Il cinema americano ci mette nuovamente di fronte alla storia di un’adolescente. Questa volta invece del classico armadietto nel corridoio della scuola c’è una cucina scassata; al posto della squadra di football c’è una madre catatonica e due fratelli da mantenere; invece di pigiama party e sedute di trucco c’è la caccia e lo scuoiamento di piccoli scoiattoli; a sostituire il fidanzato biricchino un padre che spaccia metanfetamine, ed è momentaneamente scomparso.
Un gelido inverno appartiene alla più classica categoria di film da festival indipendenti, conquistati da storie gravi di gente miserabile che vive negli angoli più poveri del paese, i cosiddetti “stati da sorvolare”, e i cui alti e bassi morali ed emotivi sono accompagnati da chitarre acustiche e panorami evocativi, generalmente indifferenti allo humor.

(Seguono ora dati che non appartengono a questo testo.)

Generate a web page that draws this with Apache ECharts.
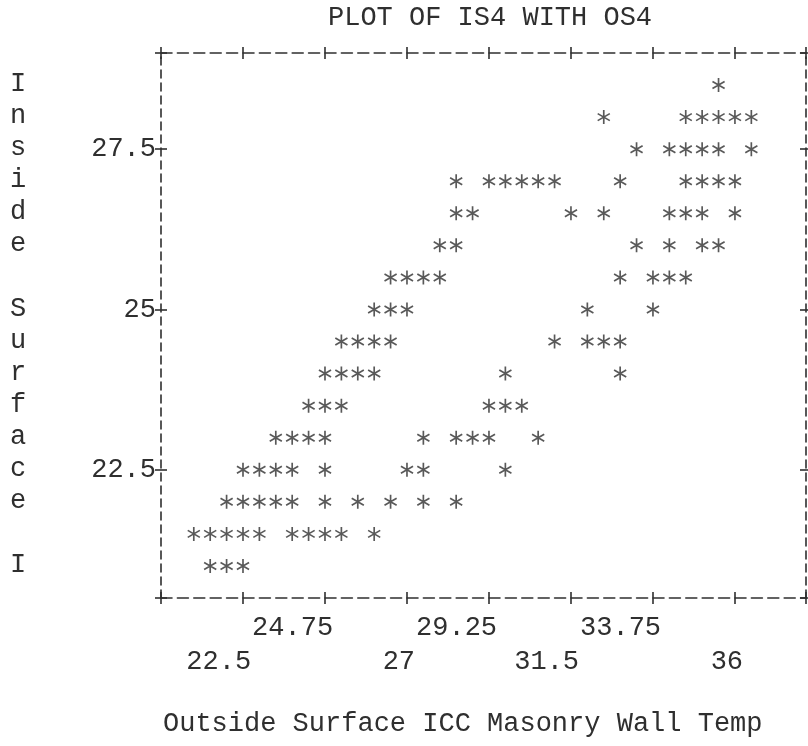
<!DOCTYPE html>
<html>
<head>
<meta charset="utf-8">
<script src="https://cdn.jsdelivr.net/npm/echarts@6/dist/echarts.min.js"></script>
<style>
html,body{margin:0;padding:0;background:#ffffff;}
#chart{width:808px;height:746px;}
</style>
</head>
<body>
<div id="chart"></div>
<script>
// ---------- texts ----------
const plotTitle = 'PLOT OF IS4 WITH OS4';
const xTitle = 'Outside Surface ICC Masonry Wall Temp';
const yTitle = 'Inside Surface I';

// ---------- axes ----------
const xRange = [20.25, 37.95];
const yRange = [20.5, 29];
const xLabelsUpper = [24.75, 29.25, 33.75];
const xLabelsLower = [22.5, 27, 31.5, 36];
const xTicks = [20.25, 22.5, 24.75, 27, 29.25, 31.5, 33.75, 36, 37.95];
const yLabels = [22.5, 25, 27.5];
const yTicks = [20.5, 22.5, 25, 27.5, 29];

// ---------- data: IS4 row value and OS4 values printed in that row ----------
const is4Rows = [28.5, 28, 27.5, 27, 26.5, 26, 25.5, 25, 24.5, 24, 23.5, 23, 22.5, 22, 21.5, 21];
const os4_285 = [35.55];
const os4_280 = [32.4, 34.65, 35.1, 35.55, 36.0, 36.45];
const os4_275 = [33.3, 34.2, 34.65, 35.1, 35.55, 36.45];
const os4_270 = [28.35, 29.25, 29.7, 30.15, 30.6, 31.05, 32.85, 34.65, 35.1, 35.55, 36.0];
const os4_265 = [28.35, 28.8, 31.5, 32.4, 34.2, 34.65, 35.1, 36.0];
const os4_260 = [27.9, 28.35, 33.3, 34.2, 35.1, 35.55];
const os4_255 = [26.55, 27.0, 27.45, 27.9, 32.85, 33.75, 34.2, 34.65];
const os4_250 = [26.1, 26.55, 27.0, 31.95, 33.75];
const os4_245 = [25.2, 25.65, 26.1, 26.55, 31.05, 31.95, 32.4, 32.85];
const os4_240 = [24.75, 25.2, 25.65, 26.1, 29.7, 32.85];
const os4_235 = [24.3, 24.75, 25.2, 29.25, 29.7, 30.15];
const os4_230 = [23.4, 23.85, 24.3, 24.75, 27.45, 28.35, 28.8, 29.25, 30.6];
const os4_225 = [22.5, 22.95, 23.4, 23.85, 24.75, 27.0, 27.45, 29.7];
const os4_220 = [22.05, 22.5, 22.95, 23.4, 23.85, 24.75, 25.65, 26.55, 27.45, 28.35];
const os4_215 = [21.15, 21.6, 22.05, 22.5, 22.95, 23.85, 24.3, 24.75, 25.2, 26.1];
const os4_210 = [21.6, 22.05, 22.5];
const os4Rows = [os4_285, os4_280, os4_275, os4_270, os4_265, os4_260, os4_255, os4_250,
                 os4_245, os4_240, os4_235, os4_230, os4_225, os4_220, os4_215, os4_210];

const points = [];
is4Rows.forEach((y, i) => os4Rows[i].forEach(x => points.push([x, y])));

// ---------- style ----------
const FONT = "'Liberation Mono', 'Courier New', monospace";
const INK = '#2f2f2f';
const FS = 27;
const ASTERISK = 'path://M44,0L56,0L56,100L44,100Z' +
  'M3.7,30.2L9.7,19.8L96.3,69.8L90.3,80.2Z' +
  'M9.7,80.2L3.7,69.8L90.3,19.8L96.3,30.2Z';

function padLabel(v) {
  const s = String(v);
  return s + ' '.repeat(s.length - 1);
}

function xAxisDef(position, withLine, inside, labels, margin) {
  return {
    type: 'value', position: position, min: xRange[0], max: xRange[1],
    axisLine: { show: withLine, onZero: false, lineStyle: { color: INK, width: 1.6, type: [11, 5.4] } },
    axisTick: { show: true, inside: inside, length: 6, customValues: xTicks, lineStyle: { color: INK, width: 1.6 } },
    axisLabel: labels ? {
      show: true, customValues: labels, margin: margin, formatter: padLabel,
      fontFamily: FONT, fontSize: FS, color: INK, lineHeight: 30
    } : { show: false },
    splitLine: { show: false }
  };
}
function yAxisDef(position, withLine, inside, labels) {
  return {
    type: 'value', position: position, min: yRange[0], max: yRange[1],
    axisLine: { show: withLine, onZero: false, lineStyle: { color: INK, width: 1.6, type: [8, 5] } },
    axisTick: { show: true, inside: inside, length: 6, customValues: yTicks, lineStyle: { color: INK, width: 1.6 } },
    axisLabel: labels ? {
      show: true, customValues: labels, margin: 5,
      fontFamily: FONT, fontSize: FS, color: INK
    } : { show: false },
    splitLine: { show: false }
  };
}

const chart = echarts.init(document.getElementById('chart'), null, { renderer: 'canvas' });
chart.setOption({
  backgroundColor: '#ffffff',
  animation: false,
  title: [
    { text: plotTitle, left: 328, top: 3, padding: 0,
      textStyle: { fontFamily: FONT, fontSize: FS, fontWeight: 'normal', color: INK, lineHeight: 30 } },
    { text: xTitle, left: 163, top: 709, padding: 0,
      textStyle: { fontFamily: FONT, fontSize: FS, fontWeight: 'normal', color: INK, lineHeight: 30 } },
    { text: yTitle.split('').join('\n'), left: 10, top: 68, padding: 0,
      textStyle: { fontFamily: FONT, fontSize: FS, fontWeight: 'normal', color: INK, lineHeight: 32.06 } }
  ],
  grid: { left: 161, right: 2, top: 53, bottom: 148, containLabel: false, outerBoundsMode: 'none' },
  xAxis: [
    xAxisDef('bottom', true, false, xLabelsUpper, 15),
    xAxisDef('bottom', false, true, xLabelsLower, 49),
    xAxisDef('top', true, false, null, 0),
    xAxisDef('top', false, true, null, 0)
  ],
  yAxis: [
    yAxisDef('left', true, false, yLabels),
    yAxisDef('left', false, true, null),
    yAxisDef('right', true, false, null),
    yAxisDef('right', false, true, null)
  ],
  series: [{
    type: 'scatter', xAxisIndex: 0, yAxisIndex: 0,
    data: points, symbol: ASTERISK, symbolSize: 14, symbolKeepAspect: true,
    itemStyle: { color: INK }, silent: true
  }]
});
</script>
</body>
</html>
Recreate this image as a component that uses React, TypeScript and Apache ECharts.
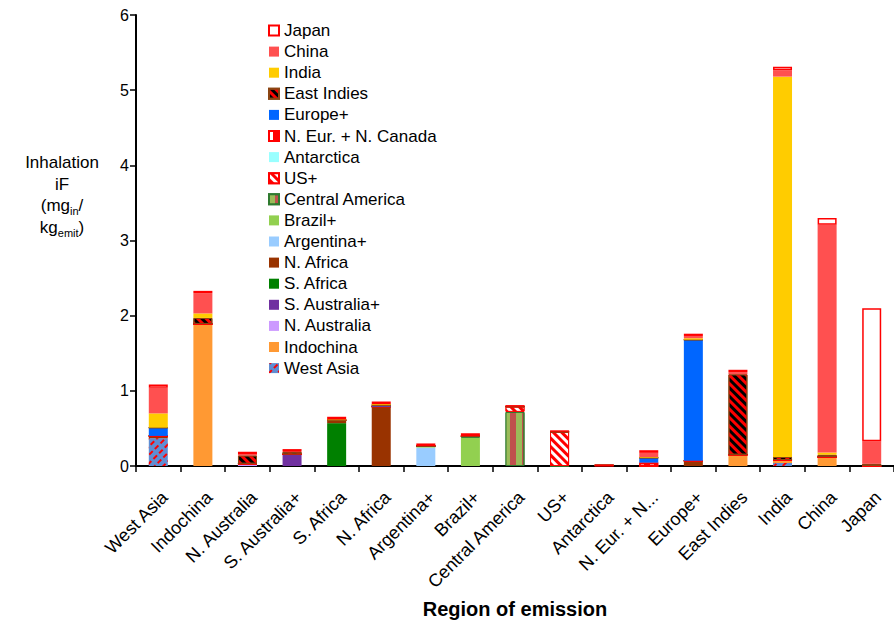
import React, { useEffect, useRef } from 'react';
import * as echarts from 'echarts';

// Emission regions (categories on the x axis)
const regions = [
  'West Asia', 'Indochina', 'N. Australia', 'S. Australia+', 'S. Africa', 'N. Africa',
  'Argentina+', 'Brazil+', 'Central America', 'US+', 'Antarctica', 'N. Eur. + N. Canada',
  'Europe+', 'East Indies', 'India', 'China', 'Japan',
];
// Tick labels as printed under the axis
const tickLabels = [
  'West Asia', 'Indochina', 'N. Australia', 'S. Australia+', 'S. Africa', 'N. Africa',
  'Argentina+', 'Brazil+', 'Central America', 'US+', 'Antarctica', 'N. Eur. + N...',
  'Europe+', 'East Indies', 'India', 'China', 'Japan',
];
const yTicks = [0, 1, 2, 3, 4, 5, 6];

// Receptor-region contributions to inhalation iF, one value per emission region
const westAsia = [0.37, 0, 0, 0, 0, 0, 0, 0, 0, 0, 0, 0, 0, 0, 0.04, 0, 0];
const indochina = [0, 1.89, 0, 0, 0, 0, 0, 0, 0, 0, 0, 0, 0, 0.15, 0.04, 0.12, 0];
const nAustralia = [0, 0, 0.03, 0, 0, 0, 0, 0, 0, 0, 0, 0, 0, 0, 0, 0, 0];
const sAustralia = [0, 0, 0, 0.155, 0, 0, 0, 0, 0, 0, 0, 0, 0, 0, 0, 0, 0];
const sAfrica = [0, 0, 0, 0, 0.57, 0, 0, 0, 0, 0, 0, 0, 0, 0, 0, 0, 0];
const nAfrica = [0.03, 0, 0, 0, 0.04, 0.79, 0, 0, 0, 0, 0.008, 0, 0.07, 0, 0, 0, 0];
const argentina = [0, 0, 0, 0, 0, 0, 0.245, 0, 0, 0, 0, 0, 0, 0, 0, 0, 0];
const brazil = [0, 0, 0, 0, 0, 0, 0.02, 0.377, 0, 0, 0, 0, 0, 0, 0, 0, 0];
const centralAmerica = [0, 0, 0, 0, 0, 0, 0, 0.02, 0.72, 0, 0, 0, 0, 0, 0, 0, 0];
const usPlus = [0, 0, 0, 0, 0, 0, 0, 0, 0.07, 0.455, 0, 0, 0, 0, 0, 0, 0];
const antarctica = [0, 0, 0, 0, 0, 0, 0, 0, 0, 0, 0, 0, 0, 0, 0, 0, 0];
const nEurCanada = [0, 0, 0, 0, 0, 0, 0, 0, 0, 0, 0, 0.045, 0, 0, 0, 0, 0];
const europe = [0.11, 0, 0, 0, 0, 0.02, 0, 0, 0, 0, 0, 0.065, 1.61, 0, 0, 0, 0];
const eastIndies = [0, 0.08, 0.11, 0.035, 0, 0, 0, 0, 0, 0, 0, 0, 0, 1.07, 0.04, 0.03, 0.03];
const india = [0.19, 0.06, 0, 0, 0.01, 0.013, 0, 0, 0, 0, 0, 0.01, 0.02, 0, 5.06, 0.03, 0];
const china = [0.34, 0.27, 0.02, 0, 0, 0, 0, 0, 0, 0, 0, 0.055, 0.03, 0.03, 0.085, 3.03, 0.3];
const japan = [0.045, 0.03, 0.03, 0.035, 0.035, 0.035, 0.035, 0.04, 0.02, 0.02, 0, 0.035, 0.03, 0.03, 0.045, 0.09, 1.77];

const FONT = '"Liberation Sans", Arial, Helvetica, sans-serif';

const stripes = (color: string, rotation: number, on: number, off: number, dashX: number[] = [10, 0]) => ({
  symbol: 'rect',
  symbolSize: 1,
  symbolKeepAspect: false,
  color,
  dashArrayX: [dashX],
  dashArrayY: [on, off],
  rotation,
});

// Stack order: bottom to top
const seriesDefs: { name: string; values: number[]; itemStyle: any }[] = [
  { name: 'West Asia', values: westAsia, itemStyle: { color: '#5f8dd3', decal: stripes('#ff0000', -Math.PI / 4, 2, 4, [5, 3]) } },
  { name: 'Indochina', values: indochina, itemStyle: { color: '#ff9933' } },
  { name: 'N. Australia', values: nAustralia, itemStyle: { color: '#cc99ff' } },
  { name: 'S. Australia+', values: sAustralia, itemStyle: { color: '#7030a0' } },
  { name: 'S. Africa', values: sAfrica, itemStyle: { color: '#008000' } },
  { name: 'N. Africa', values: nAfrica, itemStyle: { color: '#993300' } },
  { name: 'Argentina+', values: argentina, itemStyle: { color: '#99ccff' } },
  { name: 'Brazil+', values: brazil, itemStyle: { color: '#92d050' } },
  {
    name: 'Central America', values: centralAmerica,
    itemStyle: { color: '#c0504d', borderColor: '#2f7a2f', borderWidth: 1, decal: { symbol: 'rect', symbolSize: 1, symbolKeepAspect: false, color: '#9bbb59', dashArrayX: [[6, 6]], dashArrayY: [20, 0] } },
  },
  { name: 'US+', values: usPlus, itemStyle: { color: '#ff0000', borderColor: '#ff0000', borderWidth: 1, decal: stripes('#ffffff', Math.PI / 4, 3, 3) } },
  { name: 'Antarctica', values: antarctica, itemStyle: { color: '#99ffff' } },
  {
    name: 'N. Eur. + N. Canada', values: nEurCanada,
    itemStyle: { color: '#ff0000', borderColor: '#ff0000', borderWidth: 1.5, decal: { symbol: 'rect', symbolSize: 1, symbolKeepAspect: false, color: '#ffffff', dashArrayX: [[4, 6]], dashArrayY: [20, 0] } },
  },
  { name: 'Europe+', values: europe, itemStyle: { color: '#0066ff' } },
  { name: 'East Indies', values: eastIndies, itemStyle: { color: '#000000', borderColor: '#8b4513', borderWidth: 1, decal: stripes('#ff0000', Math.PI / 4, 3, 3) } },
  { name: 'India', values: india, itemStyle: { color: '#ffcc00' } },
  { name: 'China', values: china, itemStyle: { color: '#ff5050' } },
  { name: 'Japan', values: japan, itemStyle: { color: '#ffffff', borderColor: '#ff0000', borderWidth: 1.5 } },
];

export default function App() {
  const ref = useRef<HTMLDivElement>(null);

  useEffect(() => {
    if (!ref.current) return;
    const chart = echarts.init(ref.current, null, { renderer: 'svg' });

    const option: any = {
      animation: false,
      backgroundColor: '#ffffff',
      textStyle: { fontFamily: FONT },
      grid: { left: 136, top: 15, width: 767, height: 451, containLabel: false },
      legend: {
        orient: 'vertical',
        left: 268,
        top: 22,
        padding: 0,
        itemGap: 4.1,
        itemWidth: 10,
        itemHeight: 10,
        icon: 'rect',
        selectedMode: false,
        data: [...seriesDefs].reverse().map((s) => s.name),
        textStyle: { fontFamily: FONT, fontSize: 17, lineHeight: 17, color: '#000' },
      },
      xAxis: {
        type: 'category',
        data: tickLabels,
        axisLine: { lineStyle: { color: '#000', width: 2 } },
        axisTick: { show: true, length: 6, lineStyle: { color: '#000', width: 1.5 } },
        axisLabel: {
          interval: 0, rotate: 45, margin: 22, fontSize: 18, color: '#000', fontFamily: FONT,
          verticalAlign: 'top',
        },
        name: 'Region of emission',
        nameLocation: 'middle',
        nameGap: 132,
        nameTextStyle: { fontSize: 20, fontWeight: 'bold', color: '#000', fontFamily: FONT },
      },
      yAxis: {
        type: 'value',
        min: yTicks[0],
        max: yTicks[yTicks.length - 1],
        interval: 1,
        splitLine: { show: false },
        axisLine: { show: true, lineStyle: { color: '#000', width: 2 } },
        axisTick: { show: true, length: 6, lineStyle: { color: '#000', width: 1.5 } },
        axisLabel: { fontSize: 16, color: '#000', margin: 7, fontFamily: FONT },
      },
      graphic: [
        {
          type: 'text',
          x: 62,
          y: 152,
          style: {
            text: 'Inhalation\niF\n(mg{sub|in}/\nkg{sub|emit})',
            fontFamily: FONT,
            fontSize: 17,
            lineHeight: 21.5,
            fill: '#000',
            align: 'center',
            verticalAlign: 'top',
            rich: {
              sub: { fontSize: 11, fontFamily: FONT, lineHeight: 14, verticalAlign: 'bottom', fill: '#000' },
            },
          },
        },
      ],
      series: seriesDefs.map((s) => ({
        name: s.name,
        type: 'bar',
        stack: 'total',
        barWidth: 19,
        data: s.values,
        itemStyle: s.itemStyle,
        emphasis: { disabled: true },
      })),
    };

    chart.setOption(option);
    return () => chart.dispose();
  }, []);

  return <div ref={ref} style={{ position: 'fixed', left: 0, top: 0, width: 894, height: 626 }} />;
}
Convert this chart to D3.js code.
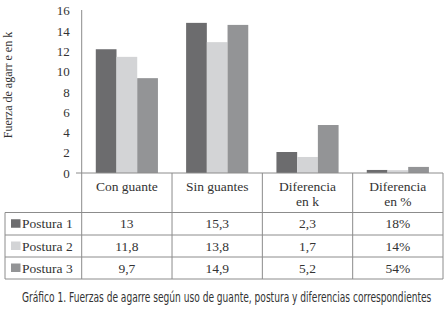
<!DOCTYPE html>
<html>
<head>
<meta charset="utf-8">
<script src="https://cdn.jsdelivr.net/npm/d3@7"></script>
<style>
  body { margin: 0; background: #fff; }
  svg { display: block; }
</style>
</head>
<body>
<div id="chart"></div>
<script>
// categories and series
const categories = ["Con guante", "Sin guantes", "Diferencia en k", "Diferencia en %"];
const headerLines = [["Con guante"], ["Sin guantes"], ["Diferencia", "en k"], ["Diferencia", "en %"]];
const series = ["Postura 1", "Postura 2", "Postura 3"];

// bar heights as drawn in the picture
const postura1 = [12.2, 14.8, 2.07, 0.3];
const postura2 = [11.45, 12.9, 1.58, 0.28];
const postura3 = [9.35, 14.6, 4.73, 0.6];

// data table text
const tabla1 = ["13", "15,3", "2,3", "18%"];
const tabla2 = ["11,8", "13,8", "1,7", "14%"];
const tabla3 = ["9,7", "14,9", "5,2", "54%"];

const yTicks = [0, 2, 4, 6, 8, 10, 12, 14, 16];
const colors = ["#6c6c6e", "#d3d4d6", "#939496"];

const W = 445, H = 310;
const left = 81.7, right = 443, y0 = 173, yTop = 10.7;
const rowY = [212.5, 235, 257, 279];
const lineColor = "#8c8c8c";
const textColor = "#333";
const serif = "'Liberation Serif', 'DejaVu Serif', serif";

const svg = d3.select("#chart").append("svg")
  .attr("width", W).attr("height", H);

const x0 = d3.scaleBand().domain(categories).range([left, right]).padding(0);
const x1 = d3.scaleBand().domain(series).range([0, x0.bandwidth()])
  .paddingInner(0).paddingOuter(0.68);
const y = d3.scaleLinear().domain([0, 16]).range([y0, yTop]);

const values = [postura1, postura2, postura3];
const barData = [];
series.forEach((s, i) => {
  categories.forEach((c, j) => barData.push({ s: s, c: c, v: values[i][j], i: i }));
});

// bars
svg.append("g").selectAll("rect")
  .data(barData)
  .join("rect")
  .attr("x", d => x0(d.c) + x1(d.s))
  .attr("y", d => y(d.v))
  .attr("width", x1.bandwidth())
  .attr("height", d => y(0) - y(d.v))
  .attr("fill", d => colors[d.i]);

// Y axis labels
const yAxis = svg.append("g")
  .attr("transform", `translate(${left},0)`)
  .call(d3.axisLeft(y).tickValues(yTicks).tickSize(0).tickPadding(12));
yAxis.attr("font-family", null).attr("font-size", null);
yAxis.select(".domain").remove();
yAxis.selectAll("text")
  .style("font-family", serif)
  .style("font-size", "13px")
  .attr("fill", textColor);

// axis title
svg.append("text")
  .attr("transform", `translate(12,85) rotate(-90)`)
  .attr("text-anchor", "middle")
  .style("font-family", serif)
  .style("font-size", "12px")
  .attr("fill", textColor)
  .text("Fuerza de agarr e en k");

// grid of table
const g = svg.append("g").attr("stroke", lineColor).attr("stroke-width", 1);
g.append("line").attr("x1", left).attr("x2", left).attr("y1", 10).attr("y2", rowY[3]);
g.append("line").attr("x1", 76).attr("x2", right).attr("y1", y0).attr("y2", y0);
categories.forEach(c => {
  const xe = x0(c) + x0.bandwidth();
  g.append("line").attr("x1", xe).attr("x2", xe).attr("y1", y0).attr("y2", rowY[3]);
});
rowY.forEach(r => {
  g.append("line").attr("x1", 5).attr("x2", right).attr("y1", r).attr("y2", r);
});
g.append("line").attr("x1", 5).attr("x2", 5).attr("y1", rowY[0]).attr("y2", rowY[3]);

// header text
categories.forEach((c, j) => {
  headerLines[j].forEach((t, k) => {
    svg.append("text")
      .attr("x", x0(c) + x0.bandwidth() / 2)
      .attr("y", 190.5 + k * 15.5)
      .attr("text-anchor", "middle")
      .style("font-family", serif)
      .style("font-size", "13.5px")
      .attr("fill", textColor)
      .text(t);
  });
});

// table rows
const tablas = [tabla1, tabla2, tabla3];
series.forEach((s, i) => {
  const mid = (rowY[i] + rowY[i + 1]) / 2;
  svg.append("rect")
    .attr("x", 11).attr("y", mid - 4.5)
    .attr("width", 9.5).attr("height", 8.5)
    .attr("fill", colors[i]);
  svg.append("text")
    .attr("x", 22).attr("y", mid + 4.5)
    .style("font-family", serif).style("font-size", "13.5px")
    .attr("fill", textColor)
    .text(s);
  categories.forEach((c, j) => {
    svg.append("text")
      .attr("x", x0(c) + x0.bandwidth() / 2)
      .attr("y", mid + 4.5)
      .attr("text-anchor", "middle")
      .style("font-family", serif).style("font-size", "13.5px")
      .attr("fill", textColor)
      .text(tablas[i][j]);
  });
});

// caption, squeezed horizontally to the reference width
const cap = svg.append("text")
  .attr("x", 0).attr("y", 0)
  .style("font-family", "'DejaVu Sans Condensed', 'DejaVu Sans', sans-serif")
  .style("font-size", "14px")
  .attr("fill", "#333")
  .text("Gráfico 1. Fuerzas de agarre según uso de guante, postura y diferencias correspondientes");
const capW = cap.node().getComputedTextLength();
const sx = 410 / capW;
cap.attr("transform", `translate(22,302) scale(${sx},1)`);
</script>
</body>
</html>
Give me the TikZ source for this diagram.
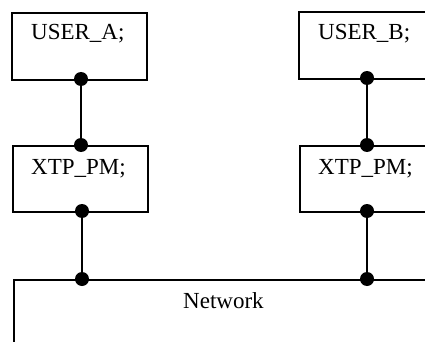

S’inizia con una melodia sottotono nell’indigenza di una casa divorata dal bosco e si finisce con un crescendo horror con sega elettrica in un lago illuminato dalla luna. Questo spartito segue l’errare di una ragazza costretta a mettersi sulle tracce di suo padre quando questo usa la loro casa come cauzione. Per tenere un tetto sulla testa di tutti Ree (Jennifer Lawrence) deve trovarlo e portarlo in tribunale il giorno designato, ma nel tentativo di condiscendere a questo insolito obbligo familiare comincerà a far emergere segreti che non hanno un buon odore. Girovaga nel sottobosco di porta in porta chiedendo informazioni, aiuto o solo un brandello di basilare gentilezza.
Così facendo è costretta a tradire il codice del silenzio che mantiene la sua famiglia allargata, quasi l’intero paese, fermamente e orgogliosamente sul lato sbagliato della giustizia, oppure affrontarne le conseguenze. Ree è una moderna Antigone dalle pretese etiche che sono insieme interamente coerenti e potenzialmente fatali. Sebbene conosca e accetti le regole tribali che guidano il suo mondo, deve scegliere di scavalcarle, armata di un senso di giustizia considerato come il peggior sgarbo possibile da chi la circonda.
E’ tangibile il rammarico dei compaesani di non poter togliere di mezzo questa ragazzina ficcanaso causa legami di sangue, seppur labili. Allo stesso tempo le promettono tanto dolore, molto più di quello previsto per uno sconosciuto comunque, se tiri troppo la corda di questo privilegio.
Chiunque conosca la verità su suo padre è disposto a tutto per tenerla nascosta. Chiunque la incontri la fulmina con gli occhi. La persona potenzialmente più pericolosa di tutte è suo zio Teardrop – dal tatuaggio a forma di lacrima sotto l’occhio sinistro - (John Hawkes). Dà l’impressione che in ogni istante potrebbe aiutarla, assalirla o ucciderla. Il pubblico non può attestarlo con sicurezza, così anche Ree, e nemmeno Teardrop stesso.
Alcuni degli attori non sono professionisti e fra un tocco di banjo e una passeggiata nel bosco, in una pellicola che tutto sommato è molto taciturna, ci consegnano di quando in quando le loro battute con perfetta ingenuità (e accento, che si perde naturalmente al doppiaggio).
Granik ci presenta un dramma naturalistico con punte di thriller inaspettate usando musica country per sottolineare lo stoicismo e la melanconia di questo brutale mondo privo di morale.
Ad una scena, quando Bree tenta di entrare nell’esercito per incassare i 40.000 dollari di ricompensa, affida la risoluzione dl film. Il soldato che intervista la ragazza demolisce con tatto il suo sogno di scappare. Lui appartiene a un mondo fatto di possibilità ragionevoli, Ree vive altrove, in un universo governato da antichi rancori ed elaborati, inflessibili obblighi, onore e vergogna. E così il film si trasforma in ciò che in definitiva è: una storia di formazione attraverso cui la protagonista scopre quanto sia crudele il suo habitat naturale e contemporaneamente sia iniziata ad esso senza grande concreta possibilità di fuggire.
Noi però possiamo fuggire senza problemi da questa pellicola che fa sensazione per la bravura dell’attrice, come tante altre brave attrici, e per le tematiche scomode, trattate con mano adeguata, a cui si sa piace sempre battere le mani, ma che non genera molto più di qualche rispettoso sbadiglio.